One watermark on the table next to Donahue’s bed was a familiar size and shape. McDonald suggested to the couple’s butler that the television host drank beer in bed. The butler demurred, horrified, but McDonald went down to the kitchen and fetched a bottle of Budweiser from the refrigerator and fitted it precisely into the stain on the wood.

In general, he enjoyed the work at Sotheby’s, which was diverse and interesting.

“Sotheby’s was the candy store,” McDonald said, adding that he appreciated the opportunity to work on meaningful pieces. “One time we had Thomas Jefferson’s dining table in an apartment. I had two young apprentices with me, and told them, ‘Hang on. Sit down a minute. Let’s try to imagine all the other people who have sat around this table.’”

But after a while, the glamour of the job and New York City faded. In 1990 McDonald and his then-wife moved to Maine, which they were familiar with thanks to their visits with former BDN reporter Walter Griffin, a lifelong friend.

“We used to come up and thought it was great because it was August,” he said. “We moved up here and found out it was August and winter.”
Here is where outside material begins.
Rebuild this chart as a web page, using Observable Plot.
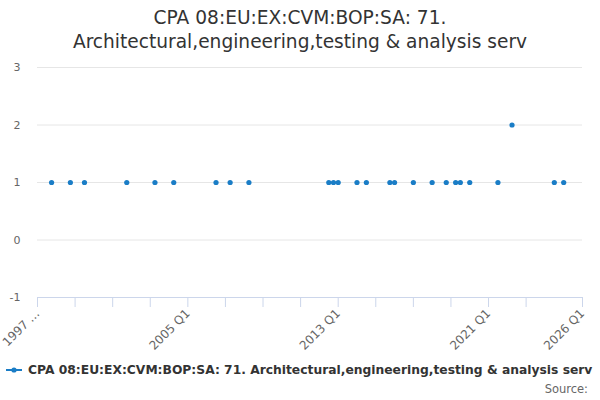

Still, they stayed, and McDonald opened a restoration shop in downtown Belfast, bringing his traditional skills to Waldo County. After 16 years at that location, he closed it and now works out of his Frankfort shop. During his time here, he has found that Mainers appreciated his ability to make old wood beautiful again, even if the pieces he works on here often have different pedigrees than the ones from New York. One of those is a 1913 Emerson upright piano that was purchased years ago by a woman from Aroostook County who saved up her potato money in order to buy it. When McDonald was asked to do what he could for the piano, the old finish had dried so that you could no longer see the grain in the wood, and light no longer reflected off the surface. He set to work to turn it around, first taking it apart and then cleaning and refinishing it, a task that took months. But it was worth it, he said, showing off the piano, which appeared to glow in the fading autumn light of his workshop.

“The excitement and challenge in this is figuring out your problem and then the journey,” McDonald said. “For me, the end result is the joy.”